TASK DETAILS => Please write out the lines of the data exactly, beginning with the first and ending with the line containing "const aYTicks = [0.79, 0.89, 0.99, 1.09, 1.19];"; leave the pictures behind.

>> Start

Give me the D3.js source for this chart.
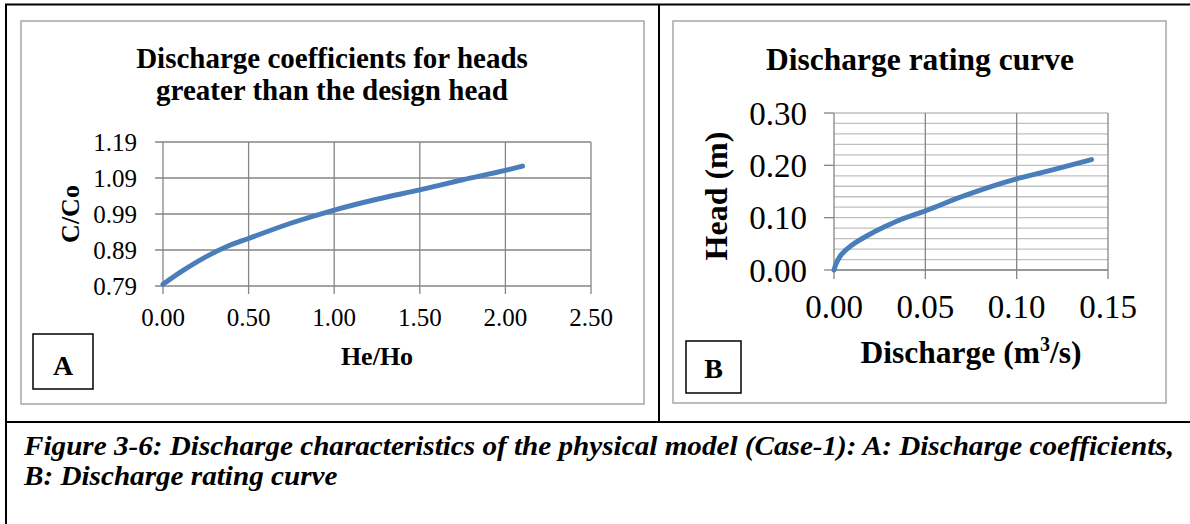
<!DOCTYPE html>
<html><head><meta charset="utf-8">
<script src="https://cdn.jsdelivr.net/npm/d3@7"></script>
<style>
html,body{margin:0;padding:0;background:#fff;}
svg{display:block;font-family:"Liberation Serif","Times New Roman",serif;}
</style></head>
<body>
<svg id="c" width="1190" height="524"></svg>
<script>
// ---- Data ----
const heRatio = [0.00, 0.12, 0.25, 0.37, 0.50, 0.75, 1.00, 1.25, 1.50, 1.75, 2.00, 2.10];
const cRatio  = [0.795, 0.834, 0.871, 0.899, 0.922, 0.965, 1.001, 1.031, 1.057, 1.085, 1.111, 1.123];
const aXTicks = [0.00, 0.50, 1.00, 1.50, 2.00, 2.50];
const aYTicks = [0.79, 0.89, 0.99, 1.09, 1.19];

const discharge = [0.000, 0.0014, 0.0041, 0.0095, 0.0184, 0.0274, 0.0363, 0.050, 0.0722, 0.100, 0.117, 0.141];
const head      = [0.000, 0.014, 0.030, 0.047, 0.066, 0.082, 0.096, 0.113, 0.143, 0.174, 0.189, 0.211];
const bXTicks = [0.00, 0.05, 0.10, 0.15];
const bYTicks = [0.00, 0.10, 0.20, 0.30];
const bYMinor = d3.range(0, 0.3001, 0.02);

const titleA = ["Discharge coefficients for heads", "greater than the design head"];
const titleB = "Discharge rating curve";
const caption = ["Figure 3-6: Discharge characteristics of the physical model (Case-1): A: Discharge coefficients,",
                 "B: Discharge rating curve"];

const svg = d3.select("#c");
const lineColor = "#4a7ebb";
const gridDark = "#868686";
const gridLight = "#bfbfbf";

// ---- outer table borders ----
svg.append("line").attr("x1",5).attr("x2",1190).attr("y1",4.5).attr("y2",4.5).attr("stroke","#000").attr("stroke-width",2);
svg.append("line").attr("x1",6).attr("x2",6).attr("y1",4).attr("y2",524).attr("stroke","#000").attr("stroke-width",2);
svg.append("line").attr("x1",659).attr("x2",659).attr("y1",4).attr("y2",422).attr("stroke","#000").attr("stroke-width",2);
svg.append("line").attr("x1",5).attr("x2",1190).attr("y1",422).attr("y2",422).attr("stroke","#000").attr("stroke-width",2);

// ---- Chart frames ----
svg.append("rect").attr("x",21).attr("y",21).attr("width",623).attr("height",383).attr("fill","#fff").attr("stroke","#a6a6a6").attr("stroke-width",1.5);
svg.append("rect").attr("x",673).attr("y",21).attr("width",493).attr("height",382).attr("fill","#fff").attr("stroke","#a6a6a6").attr("stroke-width",1.5);

// ================= Chart A =================
const ax = d3.scaleLinear().domain([0, 2.5]).range([163, 591]);
const ay = d3.scaleLinear().domain([0.79, 1.19]).range([286, 142]);
const gA = svg.append("g");

gA.selectAll(".hg").data(aYTicks).join("line")
  .attr("x1", ax(0)-8).attr("x2", ax(2.5)).attr("y1", d=>ay(d)).attr("y2", d=>ay(d))
  .attr("stroke", gridDark).attr("stroke-width",1.3);
gA.selectAll(".vg").data(aXTicks).join("line")
  .attr("y1", ay(1.19)).attr("y2", ay(0.79)+8).attr("x1", d=>ax(d)).attr("x2", d=>ax(d))
  .attr("stroke", gridDark).attr("stroke-width",1.3);

gA.selectAll(".yl").data(aYTicks).join("text")
  .attr("x", 137).attr("y", d=>ay(d)).attr("dy","0.35em").attr("text-anchor","end")
  .attr("font-size",25).text(d=>d3.format(".2f")(d));
gA.selectAll(".xl").data(aXTicks).join("text")
  .attr("x", d=>ax(d)).attr("y", 326).attr("text-anchor","middle")
  .attr("font-size",25).text(d=>d3.format(".2f")(d));

gA.append("path").datum(heRatio.map((h,i)=>[h,cRatio[i]]))
  .attr("d", d3.line().x(d=>ax(d[0])).y(d=>ay(d[1])).curve(d3.curveMonotoneX))
  .attr("fill","none").attr("stroke",lineColor).attr("stroke-width",5).attr("stroke-linecap","round");

gA.selectAll(".ta").data(titleA).join("text")
  .attr("x", 332).attr("y",(d,i)=>68+i*32).attr("text-anchor","middle")
  .attr("font-size",29).attr("font-weight","bold").text(d=>d);

gA.append("text").attr("transform",`translate(79,214) rotate(-90)`).attr("text-anchor","middle")
  .attr("font-size",26).attr("font-weight","bold").text("C/Co");
gA.append("text").attr("x",377).attr("y",365).attr("text-anchor","middle")
  .attr("font-size",26).attr("font-weight","bold").text("He/Ho");

gA.append("rect").attr("x",33).attr("y",334).attr("width",60).attr("height",55).attr("fill","#fff").attr("stroke","#000").attr("stroke-width",1.5);
gA.append("text").attr("x",63).attr("y",375).attr("text-anchor","middle").attr("font-size",28).attr("font-weight","bold").text("A");

// ================= Chart B =================
const bx = d3.scaleLinear().domain([0, 0.15]).range([834, 1108]);
const by = d3.scaleLinear().domain([0, 0.30]).range([270, 113]);
const gB = svg.append("g");

gB.selectAll(".mg").data(bYMinor).join("line")
  .attr("x1", bx(0)).attr("x2", bx(0.15)).attr("y1", d=>by(d)).attr("y2", d=>by(d))
  .attr("stroke", gridLight).attr("stroke-width",1.3);
gB.selectAll(".vg").data(bXTicks).join("line")
  .attr("y1", by(0.30)).attr("y2", by(0)+9).attr("x1", d=>bx(d)).attr("x2", d=>bx(d))
  .attr("stroke", gridDark).attr("stroke-width",1.3);
gB.selectAll(".yt").data(bYTicks).join("line")
  .attr("x1", bx(0)-10).attr("x2", bx(0)).attr("y1", d=>by(d)).attr("y2", d=>by(d))
  .attr("stroke", gridDark).attr("stroke-width",1.3);
gB.append("line").attr("x1", bx(0)).attr("x2", bx(0.15)).attr("y1", by(0)).attr("y2", by(0))
  .attr("stroke", gridDark).attr("stroke-width",1.3);

gB.selectAll(".yl").data(bYTicks).join("text")
  .attr("x", 807).attr("y", d=>by(d)).attr("dy","0.35em").attr("text-anchor","end")
  .attr("font-size",33).text(d=>d3.format(".2f")(d));
gB.selectAll(".xl").data(bXTicks).join("text")
  .attr("x", d=>bx(d)).attr("y", 318).attr("text-anchor","middle")
  .attr("font-size",33).text(d=>d3.format(".2f")(d));

gB.append("path").datum(discharge.map((q,i)=>[q,head[i]]))
  .attr("d", d3.line().x(d=>bx(d[0])).y(d=>by(d[1])).curve(d3.curveMonotoneY))
  .attr("fill","none").attr("stroke",lineColor).attr("stroke-width",5).attr("stroke-linecap","round");

gB.append("text").attr("x",920).attr("y",70).attr("text-anchor","middle")
  .attr("font-size",31.5).attr("font-weight","bold").text(titleB);

gB.append("text").attr("transform",`translate(727,196) rotate(-90)`).attr("text-anchor","middle")
  .attr("font-size",32).attr("font-weight","bold").text("Head (m)");
const xt = gB.append("text").attr("x",971).attr("y",363).attr("text-anchor","middle")
  .attr("font-size",31.5).attr("font-weight","bold");
xt.append("tspan").text("Discharge (m");
xt.append("tspan").attr("font-size",20).attr("dy",-12).text("3");
xt.append("tspan").attr("dy",12).text("/s)");

gB.append("rect").attr("x",686).attr("y",341).attr("width",55).attr("height",52).attr("fill","#fff").attr("stroke","#000").attr("stroke-width",1.5);
gB.append("text").attr("x",713.5).attr("y",378).attr("text-anchor","middle").attr("font-size",28).attr("font-weight","bold").text("B");

// ================= Caption =================
const capSel = svg.selectAll(".cap").data(caption).join("text")
  .attr("x",24).attr("y",(d,i)=>455+i*30)
  .attr("font-size",26.5).attr("font-weight","bold").attr("font-style","italic").text(d=>d);
// stretch horizontally like the reference (line 1 spans to ~x=1174)
const natural = capSel.nodes().map(n=>n.getComputedTextLength());
const stretch = 1150 / natural[0];
capSel.each(function(d,i){
  d3.select(this).attr("textLength", natural[i]*stretch).attr("lengthAdjust","spacingAndGlyphs");
});
</script>
</body></html>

>> End

TASK SOLUTION =>
Give me the D3.js source for this chart.
<!DOCTYPE html>
<html><head><meta charset="utf-8">
<script src="https://cdn.jsdelivr.net/npm/d3@7"></script>
<style>
html,body{margin:0;padding:0;background:#fff;}
svg{display:block;font-family:"Liberation Serif","Times New Roman",serif;}
</style></head>
<body>
<svg id="c" width="1190" height="524"></svg>
<script>
// ---- Data ----
const heRatio = [0.00, 0.12, 0.25, 0.37, 0.50, 0.75, 1.00, 1.25, 1.50, 1.75, 2.00, 2.10];
const cRatio  = [0.795, 0.834, 0.871, 0.899, 0.922, 0.965, 1.001, 1.031, 1.057, 1.085, 1.111, 1.123];
const aXTicks = [0.00, 0.50, 1.00, 1.50, 2.00, 2.50];
const aYTicks = [0.79, 0.89, 0.99, 1.09, 1.19];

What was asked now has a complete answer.